[To be done] Return precisely the span of lines from the top of the material below to the line containing "baseline_extent = [-10.3, 10.3]", both included. Pictures are excluded.
========
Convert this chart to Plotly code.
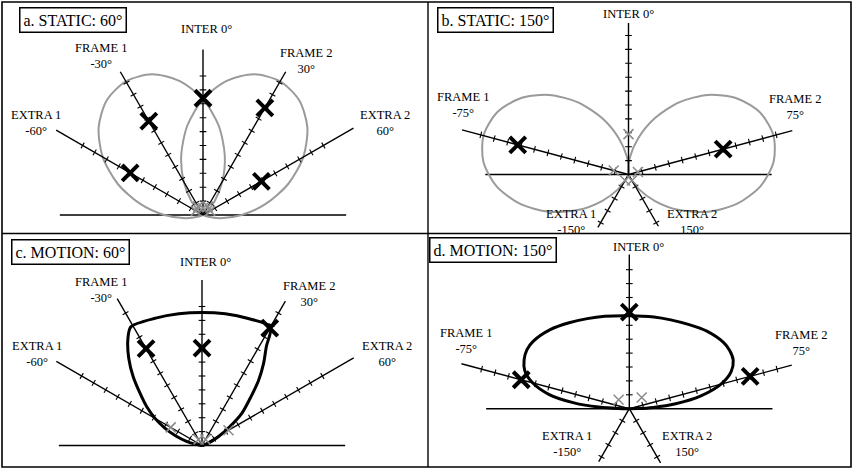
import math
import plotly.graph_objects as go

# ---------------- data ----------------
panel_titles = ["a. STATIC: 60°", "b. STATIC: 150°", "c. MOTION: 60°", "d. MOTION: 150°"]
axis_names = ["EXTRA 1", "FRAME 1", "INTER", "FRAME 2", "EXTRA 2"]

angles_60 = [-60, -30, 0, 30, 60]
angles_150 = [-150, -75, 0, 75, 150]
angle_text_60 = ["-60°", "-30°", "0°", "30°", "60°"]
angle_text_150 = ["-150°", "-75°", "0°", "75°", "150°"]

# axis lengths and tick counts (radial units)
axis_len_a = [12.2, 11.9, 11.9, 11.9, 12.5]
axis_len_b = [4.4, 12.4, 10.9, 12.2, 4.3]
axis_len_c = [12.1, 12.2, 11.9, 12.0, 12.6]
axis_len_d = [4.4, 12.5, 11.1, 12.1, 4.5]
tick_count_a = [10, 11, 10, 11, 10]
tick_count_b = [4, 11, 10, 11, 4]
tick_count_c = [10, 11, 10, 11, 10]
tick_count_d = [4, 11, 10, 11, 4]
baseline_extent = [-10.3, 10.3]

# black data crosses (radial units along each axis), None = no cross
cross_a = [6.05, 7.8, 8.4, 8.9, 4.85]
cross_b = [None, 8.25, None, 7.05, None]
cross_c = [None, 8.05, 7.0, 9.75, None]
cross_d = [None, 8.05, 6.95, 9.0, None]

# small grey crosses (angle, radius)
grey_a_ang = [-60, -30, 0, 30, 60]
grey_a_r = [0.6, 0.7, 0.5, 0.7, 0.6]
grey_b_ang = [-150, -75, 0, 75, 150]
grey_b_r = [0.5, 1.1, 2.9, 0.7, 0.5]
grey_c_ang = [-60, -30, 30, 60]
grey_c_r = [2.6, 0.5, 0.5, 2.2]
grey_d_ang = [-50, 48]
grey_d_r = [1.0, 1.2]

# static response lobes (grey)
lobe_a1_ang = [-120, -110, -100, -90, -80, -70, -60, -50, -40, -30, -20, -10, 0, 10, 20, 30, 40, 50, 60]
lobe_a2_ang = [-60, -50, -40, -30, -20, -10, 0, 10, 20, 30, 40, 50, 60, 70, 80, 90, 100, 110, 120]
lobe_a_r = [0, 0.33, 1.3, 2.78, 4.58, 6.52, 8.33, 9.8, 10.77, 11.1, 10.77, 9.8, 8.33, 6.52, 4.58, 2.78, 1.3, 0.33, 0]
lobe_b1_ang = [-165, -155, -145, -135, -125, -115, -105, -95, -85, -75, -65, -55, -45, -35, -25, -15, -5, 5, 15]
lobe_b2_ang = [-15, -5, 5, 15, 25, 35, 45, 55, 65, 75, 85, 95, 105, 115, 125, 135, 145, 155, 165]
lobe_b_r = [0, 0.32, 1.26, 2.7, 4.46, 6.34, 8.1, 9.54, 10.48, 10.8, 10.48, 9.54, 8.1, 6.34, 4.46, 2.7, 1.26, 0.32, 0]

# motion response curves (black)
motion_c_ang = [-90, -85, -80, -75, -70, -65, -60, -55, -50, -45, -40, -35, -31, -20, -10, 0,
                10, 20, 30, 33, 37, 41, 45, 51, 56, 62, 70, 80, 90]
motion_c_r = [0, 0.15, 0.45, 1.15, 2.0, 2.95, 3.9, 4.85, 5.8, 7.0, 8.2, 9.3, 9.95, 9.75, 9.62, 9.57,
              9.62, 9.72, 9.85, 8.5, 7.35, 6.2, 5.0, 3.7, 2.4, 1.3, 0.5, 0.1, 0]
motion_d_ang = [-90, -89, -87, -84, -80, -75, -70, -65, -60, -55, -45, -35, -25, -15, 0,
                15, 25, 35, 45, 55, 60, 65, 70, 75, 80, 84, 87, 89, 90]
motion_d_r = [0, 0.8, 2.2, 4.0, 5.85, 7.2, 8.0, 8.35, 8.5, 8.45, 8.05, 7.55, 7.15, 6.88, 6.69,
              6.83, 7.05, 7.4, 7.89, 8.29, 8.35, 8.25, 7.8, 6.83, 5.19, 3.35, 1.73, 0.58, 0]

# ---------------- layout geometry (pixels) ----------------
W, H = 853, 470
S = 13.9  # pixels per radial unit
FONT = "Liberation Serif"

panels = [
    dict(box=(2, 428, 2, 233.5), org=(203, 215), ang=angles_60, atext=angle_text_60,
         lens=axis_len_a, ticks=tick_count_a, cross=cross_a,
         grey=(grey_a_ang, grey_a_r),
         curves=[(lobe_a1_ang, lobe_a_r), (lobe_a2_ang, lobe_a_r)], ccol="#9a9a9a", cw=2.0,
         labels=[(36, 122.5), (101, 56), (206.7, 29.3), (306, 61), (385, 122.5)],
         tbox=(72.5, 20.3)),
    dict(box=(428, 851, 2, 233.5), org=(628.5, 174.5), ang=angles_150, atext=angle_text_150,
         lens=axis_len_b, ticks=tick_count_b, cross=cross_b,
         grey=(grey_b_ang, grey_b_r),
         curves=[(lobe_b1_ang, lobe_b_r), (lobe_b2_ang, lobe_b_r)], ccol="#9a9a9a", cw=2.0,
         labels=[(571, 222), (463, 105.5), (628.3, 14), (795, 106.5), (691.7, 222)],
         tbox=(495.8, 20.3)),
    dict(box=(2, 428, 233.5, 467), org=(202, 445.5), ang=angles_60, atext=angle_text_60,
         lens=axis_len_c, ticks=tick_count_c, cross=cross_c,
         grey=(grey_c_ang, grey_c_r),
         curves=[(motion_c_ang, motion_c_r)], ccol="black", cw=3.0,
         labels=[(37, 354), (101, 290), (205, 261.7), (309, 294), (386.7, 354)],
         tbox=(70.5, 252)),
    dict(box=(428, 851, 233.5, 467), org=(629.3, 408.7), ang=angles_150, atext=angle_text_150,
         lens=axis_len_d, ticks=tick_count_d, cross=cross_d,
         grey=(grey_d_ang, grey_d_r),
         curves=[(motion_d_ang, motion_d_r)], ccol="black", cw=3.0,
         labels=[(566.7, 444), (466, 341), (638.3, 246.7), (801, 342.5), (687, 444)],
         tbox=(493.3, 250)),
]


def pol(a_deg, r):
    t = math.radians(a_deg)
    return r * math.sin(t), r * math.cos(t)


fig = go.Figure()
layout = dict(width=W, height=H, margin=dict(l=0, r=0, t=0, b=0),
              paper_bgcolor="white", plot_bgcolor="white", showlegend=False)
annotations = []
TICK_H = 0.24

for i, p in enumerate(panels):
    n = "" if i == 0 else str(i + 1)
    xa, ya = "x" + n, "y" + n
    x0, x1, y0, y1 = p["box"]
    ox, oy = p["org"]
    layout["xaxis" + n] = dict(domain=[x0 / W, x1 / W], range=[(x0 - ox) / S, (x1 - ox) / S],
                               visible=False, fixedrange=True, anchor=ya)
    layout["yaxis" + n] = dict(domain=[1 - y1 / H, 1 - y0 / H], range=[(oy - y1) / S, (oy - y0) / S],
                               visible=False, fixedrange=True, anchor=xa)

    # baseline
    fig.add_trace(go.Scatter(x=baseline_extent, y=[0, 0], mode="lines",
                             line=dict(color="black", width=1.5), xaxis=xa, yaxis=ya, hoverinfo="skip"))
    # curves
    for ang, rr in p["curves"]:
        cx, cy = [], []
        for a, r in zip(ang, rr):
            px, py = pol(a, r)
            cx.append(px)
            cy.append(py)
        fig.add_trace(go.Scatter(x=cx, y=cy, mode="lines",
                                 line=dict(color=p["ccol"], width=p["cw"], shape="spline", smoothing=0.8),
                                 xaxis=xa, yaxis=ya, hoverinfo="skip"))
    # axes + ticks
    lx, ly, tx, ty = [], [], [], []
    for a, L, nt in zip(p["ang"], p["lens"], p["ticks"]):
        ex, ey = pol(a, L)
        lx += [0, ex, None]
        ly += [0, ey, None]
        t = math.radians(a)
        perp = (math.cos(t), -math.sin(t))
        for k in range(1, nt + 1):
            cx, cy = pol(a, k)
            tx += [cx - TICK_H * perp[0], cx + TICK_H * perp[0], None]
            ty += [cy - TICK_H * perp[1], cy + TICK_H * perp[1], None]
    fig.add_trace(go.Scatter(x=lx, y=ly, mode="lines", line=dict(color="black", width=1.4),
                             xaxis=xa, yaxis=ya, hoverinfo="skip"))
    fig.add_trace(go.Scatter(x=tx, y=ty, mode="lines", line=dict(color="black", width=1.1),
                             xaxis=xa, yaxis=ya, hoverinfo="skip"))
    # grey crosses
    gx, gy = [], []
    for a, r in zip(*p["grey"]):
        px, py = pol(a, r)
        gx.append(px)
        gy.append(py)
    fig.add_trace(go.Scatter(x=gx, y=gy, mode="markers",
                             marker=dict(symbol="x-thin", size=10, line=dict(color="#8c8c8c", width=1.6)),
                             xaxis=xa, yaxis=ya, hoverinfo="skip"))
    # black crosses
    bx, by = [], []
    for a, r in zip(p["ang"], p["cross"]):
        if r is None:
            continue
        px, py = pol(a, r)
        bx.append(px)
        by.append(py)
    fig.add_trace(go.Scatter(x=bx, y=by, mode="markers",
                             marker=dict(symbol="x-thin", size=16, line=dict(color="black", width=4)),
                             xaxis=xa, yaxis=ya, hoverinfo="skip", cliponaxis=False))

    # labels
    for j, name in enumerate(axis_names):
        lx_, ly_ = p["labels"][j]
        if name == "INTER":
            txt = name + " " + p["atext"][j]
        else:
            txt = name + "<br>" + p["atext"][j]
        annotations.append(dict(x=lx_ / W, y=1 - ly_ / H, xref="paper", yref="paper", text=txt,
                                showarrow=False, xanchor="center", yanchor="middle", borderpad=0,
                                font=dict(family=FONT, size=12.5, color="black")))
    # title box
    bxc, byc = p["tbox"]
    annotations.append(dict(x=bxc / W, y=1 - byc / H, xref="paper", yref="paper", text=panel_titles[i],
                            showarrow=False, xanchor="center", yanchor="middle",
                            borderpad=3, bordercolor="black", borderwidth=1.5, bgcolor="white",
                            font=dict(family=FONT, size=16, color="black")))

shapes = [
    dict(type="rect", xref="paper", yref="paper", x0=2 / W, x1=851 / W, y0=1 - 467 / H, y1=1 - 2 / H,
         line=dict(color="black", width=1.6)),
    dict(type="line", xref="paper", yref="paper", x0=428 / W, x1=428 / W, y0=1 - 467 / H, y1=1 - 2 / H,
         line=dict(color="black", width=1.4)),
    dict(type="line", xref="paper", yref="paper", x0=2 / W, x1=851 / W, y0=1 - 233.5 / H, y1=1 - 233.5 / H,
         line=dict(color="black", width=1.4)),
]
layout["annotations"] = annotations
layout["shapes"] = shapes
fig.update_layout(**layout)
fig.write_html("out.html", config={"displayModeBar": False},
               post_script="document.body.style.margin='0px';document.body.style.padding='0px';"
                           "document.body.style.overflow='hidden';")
========
[Result]
Convert this chart to Plotly code.
import math
import plotly.graph_objects as go

# ---------------- data ----------------
panel_titles = ["a. STATIC: 60°", "b. STATIC: 150°", "c. MOTION: 60°", "d. MOTION: 150°"]
axis_names = ["EXTRA 1", "FRAME 1", "INTER", "FRAME 2", "EXTRA 2"]

angles_60 = [-60, -30, 0, 30, 60]
angles_150 = [-150, -75, 0, 75, 150]
angle_text_60 = ["-60°", "-30°", "0°", "30°", "60°"]
angle_text_150 = ["-150°", "-75°", "0°", "75°", "150°"]

# axis lengths and tick counts (radial units)
axis_len_a = [12.2, 11.9, 11.9, 11.9, 12.5]
axis_len_b = [4.4, 12.4, 10.9, 12.2, 4.3]
axis_len_c = [12.1, 12.2, 11.9, 12.0, 12.6]
axis_len_d = [4.4, 12.5, 11.1, 12.1, 4.5]
tick_count_a = [10, 11, 10, 11, 10]
tick_count_b = [4, 11, 10, 11, 4]
tick_count_c = [10, 11, 10, 11, 10]
tick_count_d = [4, 11, 10, 11, 4]
baseline_extent = [-10.3, 10.3]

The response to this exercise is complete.